Göz mü, yoksa bilim mi daha isabetlidir, şeklinde bir soru da gereksizdir. Zira bilimle tespit edilerek vakitler isabetli bir şekilde tespit edilmiş olunsa bile hilali gözetleme bir ibadet olması hasebiyle gözetleme asla terk edilmemesi gerekir. Çünkü bu konudaki emir açıktır.

Diğer taraftan İslam, hilalin bilim adamlarına sorulmasını emretmemiştir. Zira bu uygulama bir zorluk içerir ve her yerde uygulama imkânı yoktur. Bunun için Ramazan-ı şerife giriş ve bu aydan çıkış matematik hesaplara değil, hilali görmeye dayanır. Bununla birlikte “gözle görme yeterlidir, başka arayışlara ihtiyaç yoktur” da diyemeyiz.

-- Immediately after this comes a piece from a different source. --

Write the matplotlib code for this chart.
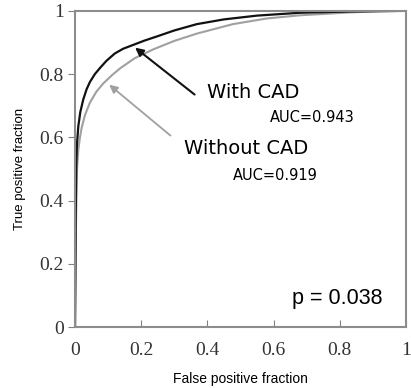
import numpy as np
import matplotlib.pyplot as plt

# ROC points
fpr_cad = [0, 0.001, 0.002, 0.004, 0.006, 0.010, 0.016, 0.025, 0.035, 0.045, 0.060, 0.076, 0.095,
           0.12, 0.145, 0.175, 0.21, 0.25, 0.30, 0.368, 0.45, 0.55, 0.68, 0.83, 1.0]
tpr_cad = [0, 0.15, 0.35, 0.52, 0.58, 0.635, 0.68, 0.72, 0.752, 0.775, 0.80, 0.82, 0.842,
           0.865, 0.880, 0.892, 0.906, 0.920, 0.938, 0.958, 0.973, 0.985, 0.994, 0.998, 1.0]

fpr_nocad = [0, 0.001, 0.003, 0.006, 0.010, 0.015, 0.020, 0.030, 0.045, 0.065, 0.085, 0.11, 0.136,
             0.18, 0.236, 0.30, 0.368, 0.477, 0.58, 0.68, 0.83, 0.92, 1.0]
tpr_nocad = [0, 0.12, 0.33, 0.50, 0.56, 0.60, 0.63, 0.67, 0.71, 0.745, 0.770, 0.795, 0.818,
             0.850, 0.878, 0.905, 0.928, 0.958, 0.976, 0.986, 0.995, 0.999, 1.0]

ticks = [0, 0.2, 0.4, 0.6, 0.8, 1]
tick_labels = ["0", "0.2", "0.4", "0.6", "0.8", "1"]

fig = plt.figure(figsize=(4.11, 3.88), dpi=100)
ax = fig.add_axes([0.1825, 0.157, 0.805, 0.815])

ax.plot(fpr_nocad, tpr_nocad, color="#a0a0a0", lw=1.5)
ax.plot(fpr_cad, tpr_cad, color="#111111", lw=1.6)

ax.set_xlim(0, 1)
ax.set_ylim(0, 1)
ax.set_xticks(ticks)
ax.set_yticks(ticks)
ax.set_xticklabels(tick_labels, family="Liberation Serif", fontsize=14, color="#333333")
ax.set_yticklabels(tick_labels, family="Liberation Serif", fontsize=14, color="#333333")
ax.tick_params(axis="x", direction="in", length=5, color="#808080", pad=11)
ax.tick_params(axis="y", direction="out", length=5, color="#808080", pad=3)
for s in ax.spines.values():
    s.set_color("#8c8c8c")
    s.set_linewidth(1.5)

ax.set_xlabel("False positive fraction", family="Liberation Sans", fontsize=10, labelpad=9)
ax.set_ylabel("True positive fraction", family="Liberation Sans", fontsize=9.5, labelpad=10)

# arrows + labels
ax.annotate("", xy=(0.175, 0.889), xytext=(0.368, 0.73),
            arrowprops=dict(arrowstyle="-|>", color="#111111", lw=1.5, mutation_scale=12))
ax.annotate("", xy=(0.097, 0.772), xytext=(0.295, 0.60),
            arrowprops=dict(arrowstyle="-|>", color="#a0a0a0", lw=1.3, mutation_scale=12))

ax.text(0.398, 0.742, "With CAD", family="DejaVu Sans", fontsize=14, va="center")
ax.text(0.59, 0.663, "AUC=0.943", family="DejaVu Sans", fontsize=10.5, va="center")
ax.text(0.33, 0.565, "Without CAD", family="DejaVu Sans", fontsize=14, va="center")
ax.text(0.477, 0.48, "AUC=0.919", family="DejaVu Sans", fontsize=10.5, va="center")
ax.text(0.655, 0.09, "p = 0.038", family="Liberation Sans", fontsize=15.5, va="center")

fig.savefig("out.png", dpi=100)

En iyisi her iki verinin birlikte kullanılmasıdır.

Şaban ayının yirmi dokuzuncu günü hilal gözetlenir; şayet hava bulutlu ise veya hilal gözetlendiği halde görülmezse, Şaban ayı otuz güne tamamlanır. Kamerî ayların genellikle yedisi yirmi dokuz, beşi otuz gün çeker. Hangi ayın yirmi dokuz, hangi ayın otuz gün olacağı mevcut şartlarda tam olarak tespit edilemediğinden mutlaka hilalin gözetlenmesi gerekir. Özellikle de Recep, Şaban, Ramazan, Şevval ve Zilhicce aylarında.

Ayın ve güneşin doğmuş oldukları yerler, beldelere ve arazi parçalarına göre değişiklik arz eder. Fakat oruç hususunda kabul edilen görüşe göre, bunların doğuş yerlerine bakılmaz. Fetva buna göredir. Bundan dolayı, batı ülkesinde bulunanlar Ramazan hilâlini görecek olsalar, bunu haber alan doğu bölgelerindeki Müslümanlar üzerine de oruç tutmak farz olur. Abdullah bin Ömer (R.A.), Resulûllahın (S.A.V.) şöyle buyurduğunu rivayet ediyor: “Hilali görmedikçe orucu tutmayın. Hilali görmedikçe orucu açmayın. Şayet hava kapalı olursa (hilali görmenize mani olursa) görüldüğü gibi kabul edin” (Müslim, 1080).

Ebu Hureyre (R.A.) de Resulûllahın (S.A.V.) şöyle buyurduğunu rivayet ediyor: “Önceden devam eden bir orucunuzun rastlaması hariç, Ramazan’dan bir veya iki gün önce oruca başlamayın. Hilâli gördüğünüzde oruç tutmaya başlayın. Hilâli gördüğünüzde orucu açın. Şayet hava kapalı olursa (hilâli görmenize engel olursa) otuz günü tamamlayın, sonra orucu açın” (Ahmed b. Hanbel, Müsned).